Over-Concentrating in One Stock or Sector
Beginners often pile into their highest-conviction idea, putting 30%, 40%, or even more of their portfolio in a single stock. While concentration can boost returns when you’re right, it can be devastating when you’re wrong. Technology stocks are particularly seductive for growth investors, but a portfolio that’s 90% tech stocks is far more fragile than a diversified one. Spread your investments across sectors — technology, healthcare, consumer, industrials — to reduce concentration risk.
Your First 12 Months: A Suggested Timeline
Here’s a practical roadmap for your first year as a growth stock investor.
Months 1-2: Open a brokerage account (preferably a Roth IRA) and set up automatic monthly contributions. Make your first investment in a broad growth ETF. Start reading about growth stock fundamentals and investment strategies.
Months 3-5: Continue automatic contributions into your growth ETF. Begin researching individual growth companies that interest you. Practice analyzing earnings reports and financial statements without buying — treat this as your training period.
Months 6-8: Make your first individual growth stock purchase (keep it small, 5% or less of your portfolio). Continue building your ETF core position with monthly contributions. Review your first quarterly earnings reports as a shareholder.
Months 9-12: Gradually expand to 3-5 individual growth stock positions alongside your ETF core. Reflect on what you’ve learned: which decisions felt right, which felt driven by emotion, and how you can improve your process. Set investing goals for year two.
The Bottom Line
Starting your growth stock investing journey doesn’t require a lot of money, a finance degree, or perfect timing. It requires a solid financial foundation (emergency fund, no high-interest debt), a long time horizon, the discipline to invest consistently, and the patience to let compounding work.

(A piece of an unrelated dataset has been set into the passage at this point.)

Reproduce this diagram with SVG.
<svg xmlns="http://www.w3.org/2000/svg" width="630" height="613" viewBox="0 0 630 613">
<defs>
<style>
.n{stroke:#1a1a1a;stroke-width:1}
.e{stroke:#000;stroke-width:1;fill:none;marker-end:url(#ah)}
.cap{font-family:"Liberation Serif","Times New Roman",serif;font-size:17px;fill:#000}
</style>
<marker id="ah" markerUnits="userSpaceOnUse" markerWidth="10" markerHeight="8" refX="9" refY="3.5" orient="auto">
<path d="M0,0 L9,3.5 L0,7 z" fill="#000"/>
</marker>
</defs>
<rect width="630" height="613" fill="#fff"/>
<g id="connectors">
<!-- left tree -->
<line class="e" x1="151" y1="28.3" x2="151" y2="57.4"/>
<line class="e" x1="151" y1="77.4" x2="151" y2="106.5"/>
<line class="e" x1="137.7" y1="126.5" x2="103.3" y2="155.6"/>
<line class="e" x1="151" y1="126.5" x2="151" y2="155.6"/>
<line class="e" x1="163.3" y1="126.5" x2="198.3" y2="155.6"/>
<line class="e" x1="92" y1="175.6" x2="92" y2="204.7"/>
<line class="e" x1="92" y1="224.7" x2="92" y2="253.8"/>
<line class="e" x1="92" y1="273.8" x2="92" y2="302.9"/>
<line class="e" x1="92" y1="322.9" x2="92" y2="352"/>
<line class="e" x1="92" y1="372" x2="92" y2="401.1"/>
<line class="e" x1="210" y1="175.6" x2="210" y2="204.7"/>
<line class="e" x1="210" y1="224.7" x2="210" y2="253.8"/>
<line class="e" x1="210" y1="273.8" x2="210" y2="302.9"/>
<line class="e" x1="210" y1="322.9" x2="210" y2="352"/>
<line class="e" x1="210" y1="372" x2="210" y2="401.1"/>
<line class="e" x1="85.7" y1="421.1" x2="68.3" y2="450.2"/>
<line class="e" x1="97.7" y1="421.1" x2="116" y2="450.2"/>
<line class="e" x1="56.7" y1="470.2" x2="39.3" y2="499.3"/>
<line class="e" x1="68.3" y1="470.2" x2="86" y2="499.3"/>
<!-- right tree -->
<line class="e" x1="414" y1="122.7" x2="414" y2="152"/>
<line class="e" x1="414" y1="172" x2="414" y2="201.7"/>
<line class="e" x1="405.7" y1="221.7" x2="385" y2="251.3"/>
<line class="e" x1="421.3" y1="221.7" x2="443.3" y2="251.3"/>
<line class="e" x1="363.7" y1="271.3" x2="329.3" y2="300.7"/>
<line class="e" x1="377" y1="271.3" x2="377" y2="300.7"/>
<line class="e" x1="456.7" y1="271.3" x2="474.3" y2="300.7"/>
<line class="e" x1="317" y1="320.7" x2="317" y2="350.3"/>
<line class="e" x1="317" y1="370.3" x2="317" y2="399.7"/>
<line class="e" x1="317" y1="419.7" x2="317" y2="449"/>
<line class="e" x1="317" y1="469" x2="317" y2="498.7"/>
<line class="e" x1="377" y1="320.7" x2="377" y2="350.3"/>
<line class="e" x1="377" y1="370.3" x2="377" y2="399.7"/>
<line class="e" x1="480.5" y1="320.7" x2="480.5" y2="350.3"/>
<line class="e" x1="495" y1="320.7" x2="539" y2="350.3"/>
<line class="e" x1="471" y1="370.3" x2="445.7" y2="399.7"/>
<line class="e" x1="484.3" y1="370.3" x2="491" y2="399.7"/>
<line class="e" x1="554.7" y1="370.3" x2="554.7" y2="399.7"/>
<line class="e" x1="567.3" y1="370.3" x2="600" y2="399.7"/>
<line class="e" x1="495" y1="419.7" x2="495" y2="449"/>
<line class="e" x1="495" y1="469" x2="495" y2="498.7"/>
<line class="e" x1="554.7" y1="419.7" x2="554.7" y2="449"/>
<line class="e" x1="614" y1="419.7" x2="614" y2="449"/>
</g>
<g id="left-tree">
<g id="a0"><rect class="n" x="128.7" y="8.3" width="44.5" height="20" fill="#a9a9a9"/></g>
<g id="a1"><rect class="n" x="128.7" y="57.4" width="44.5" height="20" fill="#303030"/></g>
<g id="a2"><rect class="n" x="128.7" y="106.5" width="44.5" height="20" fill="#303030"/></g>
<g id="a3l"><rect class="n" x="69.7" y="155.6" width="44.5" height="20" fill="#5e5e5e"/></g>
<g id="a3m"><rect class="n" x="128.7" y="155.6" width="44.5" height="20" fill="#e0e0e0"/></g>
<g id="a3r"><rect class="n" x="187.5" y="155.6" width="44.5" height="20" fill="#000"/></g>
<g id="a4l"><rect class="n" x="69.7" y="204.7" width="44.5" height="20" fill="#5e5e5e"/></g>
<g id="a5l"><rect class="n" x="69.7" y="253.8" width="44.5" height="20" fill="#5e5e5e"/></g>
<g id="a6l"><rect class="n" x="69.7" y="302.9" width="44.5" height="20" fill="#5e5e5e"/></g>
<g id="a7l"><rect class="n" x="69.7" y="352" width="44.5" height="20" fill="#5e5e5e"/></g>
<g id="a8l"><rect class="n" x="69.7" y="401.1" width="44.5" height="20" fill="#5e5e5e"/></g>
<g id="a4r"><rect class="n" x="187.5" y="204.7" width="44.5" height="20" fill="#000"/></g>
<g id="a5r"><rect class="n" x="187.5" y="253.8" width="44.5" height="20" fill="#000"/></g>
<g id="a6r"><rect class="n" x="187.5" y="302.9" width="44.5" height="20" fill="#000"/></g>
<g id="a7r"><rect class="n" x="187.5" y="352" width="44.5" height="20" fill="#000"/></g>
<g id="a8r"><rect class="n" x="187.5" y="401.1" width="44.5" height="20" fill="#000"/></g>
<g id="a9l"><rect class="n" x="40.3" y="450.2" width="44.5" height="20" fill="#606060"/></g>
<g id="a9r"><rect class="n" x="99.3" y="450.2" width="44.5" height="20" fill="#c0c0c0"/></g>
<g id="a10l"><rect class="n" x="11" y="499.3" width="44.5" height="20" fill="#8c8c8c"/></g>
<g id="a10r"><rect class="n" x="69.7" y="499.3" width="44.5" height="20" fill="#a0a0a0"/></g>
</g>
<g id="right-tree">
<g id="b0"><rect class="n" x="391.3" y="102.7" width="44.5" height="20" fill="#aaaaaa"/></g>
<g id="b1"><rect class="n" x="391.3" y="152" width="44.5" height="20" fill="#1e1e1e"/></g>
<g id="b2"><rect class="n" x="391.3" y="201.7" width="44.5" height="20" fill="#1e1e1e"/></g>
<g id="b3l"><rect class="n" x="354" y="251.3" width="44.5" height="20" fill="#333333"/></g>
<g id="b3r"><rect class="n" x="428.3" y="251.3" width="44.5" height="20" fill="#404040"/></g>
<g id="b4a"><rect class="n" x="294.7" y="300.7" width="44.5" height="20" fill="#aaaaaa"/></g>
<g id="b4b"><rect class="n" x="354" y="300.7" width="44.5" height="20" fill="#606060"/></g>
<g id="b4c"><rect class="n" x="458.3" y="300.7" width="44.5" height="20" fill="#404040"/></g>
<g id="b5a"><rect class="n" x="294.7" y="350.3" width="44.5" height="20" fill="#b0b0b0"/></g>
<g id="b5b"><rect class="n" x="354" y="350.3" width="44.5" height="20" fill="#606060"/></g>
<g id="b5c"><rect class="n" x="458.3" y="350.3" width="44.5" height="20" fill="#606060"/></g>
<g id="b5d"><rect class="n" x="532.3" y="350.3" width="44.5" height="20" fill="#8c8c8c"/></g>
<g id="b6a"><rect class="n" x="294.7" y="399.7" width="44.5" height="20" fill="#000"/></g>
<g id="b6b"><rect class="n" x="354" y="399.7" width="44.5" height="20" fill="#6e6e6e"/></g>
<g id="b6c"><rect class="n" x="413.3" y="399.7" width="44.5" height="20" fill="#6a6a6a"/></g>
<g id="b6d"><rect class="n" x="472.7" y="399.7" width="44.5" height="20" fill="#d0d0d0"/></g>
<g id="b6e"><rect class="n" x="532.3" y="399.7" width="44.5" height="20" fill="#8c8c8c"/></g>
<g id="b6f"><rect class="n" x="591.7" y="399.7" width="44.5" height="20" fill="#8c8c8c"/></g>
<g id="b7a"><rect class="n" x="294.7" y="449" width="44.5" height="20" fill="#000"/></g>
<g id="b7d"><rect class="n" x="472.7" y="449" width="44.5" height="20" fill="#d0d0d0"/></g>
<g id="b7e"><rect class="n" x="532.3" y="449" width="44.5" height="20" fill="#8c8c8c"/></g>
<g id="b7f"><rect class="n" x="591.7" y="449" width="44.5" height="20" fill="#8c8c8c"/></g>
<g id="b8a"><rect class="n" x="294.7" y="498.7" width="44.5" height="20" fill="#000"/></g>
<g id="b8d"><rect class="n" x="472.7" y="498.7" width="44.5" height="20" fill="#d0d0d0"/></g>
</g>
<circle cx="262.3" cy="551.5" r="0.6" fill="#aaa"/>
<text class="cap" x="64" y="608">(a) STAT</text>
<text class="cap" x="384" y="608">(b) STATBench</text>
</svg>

Begin with growth ETFs to build diversified exposure while you learn the skills of individual stock analysis. When you’re ready, add carefully selected individual growth stocks based on solid fundamental analysis — not hype or hot tips. And above all, stay invested through the inevitable ups and downs. Time in the market, combined with quality growth investments, is the most reliable path to building significant wealth over the years and decades ahead.